Additionally, the argument that the amendment is already a settled policy, a settled law, does not hold. There have been numerous laws, regulations, and restrictions that have been reformed, repealed, or replaced through American history. It is not only that a law exists that matters, but the integrity of that law which counts. This is why the U.S. Constitution remains as viable a force as ever, but why those laws like the Sedition Acts of 1798 and 1918 no longer exist.

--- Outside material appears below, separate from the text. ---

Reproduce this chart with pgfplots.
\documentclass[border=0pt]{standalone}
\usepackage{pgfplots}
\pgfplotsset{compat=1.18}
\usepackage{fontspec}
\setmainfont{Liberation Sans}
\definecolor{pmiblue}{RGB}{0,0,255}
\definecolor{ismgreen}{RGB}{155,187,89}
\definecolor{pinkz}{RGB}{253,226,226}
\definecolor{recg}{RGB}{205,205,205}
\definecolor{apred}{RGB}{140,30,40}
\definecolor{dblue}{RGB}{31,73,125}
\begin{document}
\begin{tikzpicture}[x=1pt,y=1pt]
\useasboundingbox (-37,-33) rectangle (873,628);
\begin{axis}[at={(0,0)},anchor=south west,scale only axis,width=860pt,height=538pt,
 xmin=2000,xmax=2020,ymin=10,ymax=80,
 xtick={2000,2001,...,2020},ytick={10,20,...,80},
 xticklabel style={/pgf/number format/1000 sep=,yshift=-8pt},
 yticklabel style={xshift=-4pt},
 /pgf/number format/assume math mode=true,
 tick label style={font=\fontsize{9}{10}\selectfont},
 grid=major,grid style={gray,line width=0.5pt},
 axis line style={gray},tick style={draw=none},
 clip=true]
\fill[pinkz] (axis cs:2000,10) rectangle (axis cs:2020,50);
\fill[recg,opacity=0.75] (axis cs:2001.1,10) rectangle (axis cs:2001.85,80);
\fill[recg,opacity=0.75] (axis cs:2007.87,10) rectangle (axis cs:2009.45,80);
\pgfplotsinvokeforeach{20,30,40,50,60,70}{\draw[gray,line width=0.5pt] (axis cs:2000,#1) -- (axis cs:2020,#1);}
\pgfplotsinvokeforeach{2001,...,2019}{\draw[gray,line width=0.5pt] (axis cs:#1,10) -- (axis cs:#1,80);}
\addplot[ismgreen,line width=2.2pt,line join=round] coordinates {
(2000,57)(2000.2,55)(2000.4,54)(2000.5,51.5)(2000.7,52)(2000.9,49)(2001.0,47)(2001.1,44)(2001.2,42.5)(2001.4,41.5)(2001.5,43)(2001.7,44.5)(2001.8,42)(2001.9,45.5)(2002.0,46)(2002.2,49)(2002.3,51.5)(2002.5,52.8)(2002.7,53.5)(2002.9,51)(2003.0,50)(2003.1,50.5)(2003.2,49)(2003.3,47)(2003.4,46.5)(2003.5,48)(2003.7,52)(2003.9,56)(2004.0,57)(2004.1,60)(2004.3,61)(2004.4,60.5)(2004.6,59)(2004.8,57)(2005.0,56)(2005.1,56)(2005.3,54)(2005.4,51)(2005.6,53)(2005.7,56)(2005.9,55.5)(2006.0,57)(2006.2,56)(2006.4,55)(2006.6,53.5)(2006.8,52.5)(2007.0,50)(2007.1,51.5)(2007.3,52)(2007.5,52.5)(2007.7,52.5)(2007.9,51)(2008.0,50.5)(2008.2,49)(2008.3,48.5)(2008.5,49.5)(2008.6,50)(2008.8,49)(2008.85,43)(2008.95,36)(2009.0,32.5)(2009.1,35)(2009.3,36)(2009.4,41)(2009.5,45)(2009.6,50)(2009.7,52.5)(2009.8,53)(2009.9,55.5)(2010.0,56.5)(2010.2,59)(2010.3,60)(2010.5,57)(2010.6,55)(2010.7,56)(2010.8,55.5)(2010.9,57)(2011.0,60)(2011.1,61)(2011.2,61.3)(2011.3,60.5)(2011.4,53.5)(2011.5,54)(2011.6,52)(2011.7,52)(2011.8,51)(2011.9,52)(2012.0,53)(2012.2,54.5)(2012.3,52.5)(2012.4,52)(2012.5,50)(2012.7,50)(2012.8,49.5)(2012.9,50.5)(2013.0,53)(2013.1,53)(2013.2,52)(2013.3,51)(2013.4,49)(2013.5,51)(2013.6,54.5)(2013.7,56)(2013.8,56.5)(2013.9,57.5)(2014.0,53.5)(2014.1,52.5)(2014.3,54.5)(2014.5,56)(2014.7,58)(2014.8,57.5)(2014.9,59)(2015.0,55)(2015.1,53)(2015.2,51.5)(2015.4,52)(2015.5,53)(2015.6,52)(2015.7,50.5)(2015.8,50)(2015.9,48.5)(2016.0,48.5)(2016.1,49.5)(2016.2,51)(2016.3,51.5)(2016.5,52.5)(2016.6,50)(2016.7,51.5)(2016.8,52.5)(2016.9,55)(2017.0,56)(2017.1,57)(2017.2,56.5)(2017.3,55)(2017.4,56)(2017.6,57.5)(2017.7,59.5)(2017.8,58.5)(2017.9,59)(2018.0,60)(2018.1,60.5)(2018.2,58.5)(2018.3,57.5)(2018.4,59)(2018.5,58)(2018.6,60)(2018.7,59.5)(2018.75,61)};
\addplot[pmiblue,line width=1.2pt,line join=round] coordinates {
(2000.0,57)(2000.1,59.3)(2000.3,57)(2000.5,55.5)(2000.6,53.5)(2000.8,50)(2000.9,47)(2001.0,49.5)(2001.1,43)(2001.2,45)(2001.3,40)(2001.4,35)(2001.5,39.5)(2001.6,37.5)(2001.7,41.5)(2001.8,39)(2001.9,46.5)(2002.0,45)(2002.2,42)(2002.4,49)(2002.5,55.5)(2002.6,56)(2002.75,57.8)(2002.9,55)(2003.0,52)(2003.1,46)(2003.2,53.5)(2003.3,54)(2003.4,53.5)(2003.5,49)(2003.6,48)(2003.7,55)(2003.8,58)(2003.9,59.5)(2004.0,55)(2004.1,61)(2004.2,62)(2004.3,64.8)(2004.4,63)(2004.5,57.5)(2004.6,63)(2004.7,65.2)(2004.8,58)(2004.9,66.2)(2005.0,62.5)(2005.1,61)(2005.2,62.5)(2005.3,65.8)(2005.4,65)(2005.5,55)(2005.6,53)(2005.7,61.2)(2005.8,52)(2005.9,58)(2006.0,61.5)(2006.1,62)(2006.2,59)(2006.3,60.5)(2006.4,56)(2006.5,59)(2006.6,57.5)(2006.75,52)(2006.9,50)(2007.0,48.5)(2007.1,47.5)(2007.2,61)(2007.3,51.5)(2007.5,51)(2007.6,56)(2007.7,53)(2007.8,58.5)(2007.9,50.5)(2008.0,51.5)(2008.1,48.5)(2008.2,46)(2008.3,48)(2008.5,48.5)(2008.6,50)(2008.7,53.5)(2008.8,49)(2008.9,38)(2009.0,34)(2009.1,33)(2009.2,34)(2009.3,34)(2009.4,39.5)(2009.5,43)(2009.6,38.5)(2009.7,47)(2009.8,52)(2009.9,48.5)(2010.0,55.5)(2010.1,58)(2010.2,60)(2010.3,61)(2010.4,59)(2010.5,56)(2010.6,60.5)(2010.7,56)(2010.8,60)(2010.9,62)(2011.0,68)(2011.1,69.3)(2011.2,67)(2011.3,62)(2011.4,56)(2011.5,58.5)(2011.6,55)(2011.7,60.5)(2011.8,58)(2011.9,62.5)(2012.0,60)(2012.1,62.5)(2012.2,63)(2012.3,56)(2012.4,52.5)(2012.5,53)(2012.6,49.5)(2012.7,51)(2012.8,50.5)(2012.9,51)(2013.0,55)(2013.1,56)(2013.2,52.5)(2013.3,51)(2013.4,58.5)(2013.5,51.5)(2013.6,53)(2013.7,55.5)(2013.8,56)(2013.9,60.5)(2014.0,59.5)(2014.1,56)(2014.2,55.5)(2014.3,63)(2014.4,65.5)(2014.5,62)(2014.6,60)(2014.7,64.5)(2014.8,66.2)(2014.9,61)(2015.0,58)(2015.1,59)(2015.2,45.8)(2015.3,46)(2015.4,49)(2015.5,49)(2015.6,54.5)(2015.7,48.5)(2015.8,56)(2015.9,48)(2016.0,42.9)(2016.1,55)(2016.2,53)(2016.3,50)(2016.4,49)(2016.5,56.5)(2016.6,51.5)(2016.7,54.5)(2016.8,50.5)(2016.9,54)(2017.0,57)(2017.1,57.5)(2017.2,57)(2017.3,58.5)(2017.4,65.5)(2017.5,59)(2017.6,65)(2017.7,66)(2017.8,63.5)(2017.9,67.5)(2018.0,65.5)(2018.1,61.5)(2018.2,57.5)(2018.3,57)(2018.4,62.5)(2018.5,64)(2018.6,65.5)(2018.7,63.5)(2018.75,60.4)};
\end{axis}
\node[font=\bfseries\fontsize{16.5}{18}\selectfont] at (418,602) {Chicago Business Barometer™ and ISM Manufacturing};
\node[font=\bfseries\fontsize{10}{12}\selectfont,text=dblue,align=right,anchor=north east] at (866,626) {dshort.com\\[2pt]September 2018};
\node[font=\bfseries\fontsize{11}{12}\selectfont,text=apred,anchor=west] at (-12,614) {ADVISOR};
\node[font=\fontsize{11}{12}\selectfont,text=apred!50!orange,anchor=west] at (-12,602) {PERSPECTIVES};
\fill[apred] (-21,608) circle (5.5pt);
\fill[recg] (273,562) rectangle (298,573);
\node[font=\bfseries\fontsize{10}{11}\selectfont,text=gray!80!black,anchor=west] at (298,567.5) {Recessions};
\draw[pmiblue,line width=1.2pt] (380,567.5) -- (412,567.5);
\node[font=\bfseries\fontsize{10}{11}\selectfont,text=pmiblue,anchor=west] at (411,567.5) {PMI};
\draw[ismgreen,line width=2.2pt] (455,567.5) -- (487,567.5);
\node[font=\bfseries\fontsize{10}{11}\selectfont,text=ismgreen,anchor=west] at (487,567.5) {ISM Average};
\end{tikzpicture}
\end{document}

Solar on this scale is new to the County, and we owe it to all our residents, those against and for the solar amendment in part or in whole, to do our best to try to get this right while we have the time to do it. As nearly everyone in favor of the moratorium has explained, and as I believe, it isn’t a question of solar, but where and how it goes. If we lose agriculture, if we lose those farms and meadows, we don’t merely lose the land – we lose the people who tended to it. With their absence, a way of life is conceded. The values of those who love and were rooted in the land disappear, and with them, a part of ourselves. And so our society, and our culture, are necessarily changed. This is among the reasons why agricultural preservation holds such importance for us.
But this isn’t some Luddite Romanticism or Quixotean quest which attempts to conjure sentimental nostalgia, either for a long-gone age or a place which never was. Rather, it is a practical consideration of something which stands poised to change our County, forever. We must think of far-off days that will not belong to us.

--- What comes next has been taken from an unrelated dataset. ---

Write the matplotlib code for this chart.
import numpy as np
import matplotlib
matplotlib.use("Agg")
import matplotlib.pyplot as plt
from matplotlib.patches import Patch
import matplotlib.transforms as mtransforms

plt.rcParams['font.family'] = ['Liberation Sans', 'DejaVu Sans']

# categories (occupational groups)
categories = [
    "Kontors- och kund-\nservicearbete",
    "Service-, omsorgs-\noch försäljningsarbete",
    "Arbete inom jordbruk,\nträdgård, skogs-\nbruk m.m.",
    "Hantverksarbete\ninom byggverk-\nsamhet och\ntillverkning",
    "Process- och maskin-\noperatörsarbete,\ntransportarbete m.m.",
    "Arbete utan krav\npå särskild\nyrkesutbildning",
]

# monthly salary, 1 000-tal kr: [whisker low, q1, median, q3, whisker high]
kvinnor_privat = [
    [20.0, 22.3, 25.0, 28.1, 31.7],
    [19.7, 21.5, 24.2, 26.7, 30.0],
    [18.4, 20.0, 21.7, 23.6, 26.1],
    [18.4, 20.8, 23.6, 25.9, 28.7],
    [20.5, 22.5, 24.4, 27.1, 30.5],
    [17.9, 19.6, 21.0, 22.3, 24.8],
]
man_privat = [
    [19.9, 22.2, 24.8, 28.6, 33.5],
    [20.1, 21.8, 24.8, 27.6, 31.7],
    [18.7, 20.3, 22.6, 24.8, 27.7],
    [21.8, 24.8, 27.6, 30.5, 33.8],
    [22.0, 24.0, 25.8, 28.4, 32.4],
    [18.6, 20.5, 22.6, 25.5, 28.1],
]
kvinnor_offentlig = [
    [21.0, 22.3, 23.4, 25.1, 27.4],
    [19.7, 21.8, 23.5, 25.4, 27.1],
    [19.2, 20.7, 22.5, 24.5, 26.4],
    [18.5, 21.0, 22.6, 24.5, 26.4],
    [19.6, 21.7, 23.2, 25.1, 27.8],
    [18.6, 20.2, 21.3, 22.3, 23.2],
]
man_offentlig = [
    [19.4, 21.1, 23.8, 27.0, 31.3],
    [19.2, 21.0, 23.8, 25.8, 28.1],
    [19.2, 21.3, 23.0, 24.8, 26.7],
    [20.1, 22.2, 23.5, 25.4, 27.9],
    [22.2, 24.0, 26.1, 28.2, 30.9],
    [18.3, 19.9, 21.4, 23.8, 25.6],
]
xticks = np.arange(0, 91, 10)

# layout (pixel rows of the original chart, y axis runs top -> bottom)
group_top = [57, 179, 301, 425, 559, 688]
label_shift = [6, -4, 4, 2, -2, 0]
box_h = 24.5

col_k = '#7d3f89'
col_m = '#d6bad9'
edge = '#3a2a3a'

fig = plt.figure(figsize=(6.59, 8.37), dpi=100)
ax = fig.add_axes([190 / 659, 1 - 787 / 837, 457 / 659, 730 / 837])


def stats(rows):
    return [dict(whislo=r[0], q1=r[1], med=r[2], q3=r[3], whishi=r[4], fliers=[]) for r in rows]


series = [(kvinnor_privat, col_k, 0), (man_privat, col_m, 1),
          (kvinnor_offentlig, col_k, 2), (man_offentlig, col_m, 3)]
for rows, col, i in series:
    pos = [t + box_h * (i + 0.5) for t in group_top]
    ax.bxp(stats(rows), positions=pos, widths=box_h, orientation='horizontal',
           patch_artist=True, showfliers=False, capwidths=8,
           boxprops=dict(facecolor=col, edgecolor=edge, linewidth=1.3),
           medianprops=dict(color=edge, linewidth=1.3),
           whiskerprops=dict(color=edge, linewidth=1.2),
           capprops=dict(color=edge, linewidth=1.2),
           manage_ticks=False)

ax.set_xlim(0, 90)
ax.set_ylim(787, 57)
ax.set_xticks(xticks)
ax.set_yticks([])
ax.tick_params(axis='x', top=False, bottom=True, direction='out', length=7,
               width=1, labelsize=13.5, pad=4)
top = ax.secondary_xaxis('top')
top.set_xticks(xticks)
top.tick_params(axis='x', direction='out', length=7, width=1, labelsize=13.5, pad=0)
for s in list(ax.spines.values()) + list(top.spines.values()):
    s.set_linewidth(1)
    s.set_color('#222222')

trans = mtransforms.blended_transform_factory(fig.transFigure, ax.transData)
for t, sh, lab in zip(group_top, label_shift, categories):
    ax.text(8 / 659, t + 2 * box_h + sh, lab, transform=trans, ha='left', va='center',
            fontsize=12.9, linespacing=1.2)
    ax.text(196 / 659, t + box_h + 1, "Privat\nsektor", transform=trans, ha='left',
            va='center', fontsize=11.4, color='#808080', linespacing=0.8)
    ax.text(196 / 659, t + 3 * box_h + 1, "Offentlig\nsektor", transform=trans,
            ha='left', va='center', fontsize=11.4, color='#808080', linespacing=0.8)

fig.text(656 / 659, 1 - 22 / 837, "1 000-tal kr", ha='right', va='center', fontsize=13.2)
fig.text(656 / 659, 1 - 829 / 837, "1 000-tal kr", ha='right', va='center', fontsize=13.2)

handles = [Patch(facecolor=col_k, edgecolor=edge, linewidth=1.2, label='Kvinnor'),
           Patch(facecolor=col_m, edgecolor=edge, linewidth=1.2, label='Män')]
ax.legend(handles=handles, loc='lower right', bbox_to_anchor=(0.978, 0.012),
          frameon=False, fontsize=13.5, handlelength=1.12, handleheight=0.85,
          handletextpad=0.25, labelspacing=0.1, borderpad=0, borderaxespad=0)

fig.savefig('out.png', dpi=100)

Make no mistake about this, either: this is not unfounded fear of change. Having adapted to tractors, tractor navigation, and agriculture software, the farmers here do not oppose change – they oppose impractical changes. If they are going to change something, they want to know it works, for their work does not enjoy the luxury or physical distance of mistakes. And this obtains for any resident who has a vested interest in what occurs in his or her community. Again, this is not an argument against solar, but where and how it goes.
Now, should the developers sue us, that will only prove where their interests actually lie. Those who are rooting for the State to supersede local authority should reconsider, for the State is no steadfast ally of local farmers. And for those who would remind me that the days of local control of solar are numbered, and that this effort is ultimately useless, perhaps that may well be – but that makes it all the more important that we say something now, and make some effort on behalf of all of our citizens despite what may come. It matters all that much that we never fall silent, for as we know here, home is everything.
So I will cast my vote for the moratorium with the promise of a better path forward. Thank you.
You can listen to the statement from March 9th here:
From The Observer:
The vote on March 9th on the agenda item: “Discussion, Deliberation and Possible Adoption of Ordinance – Community Solar” was 5 to 0 in favor of the six month Moratorium of Community Solar in Agricultural Land.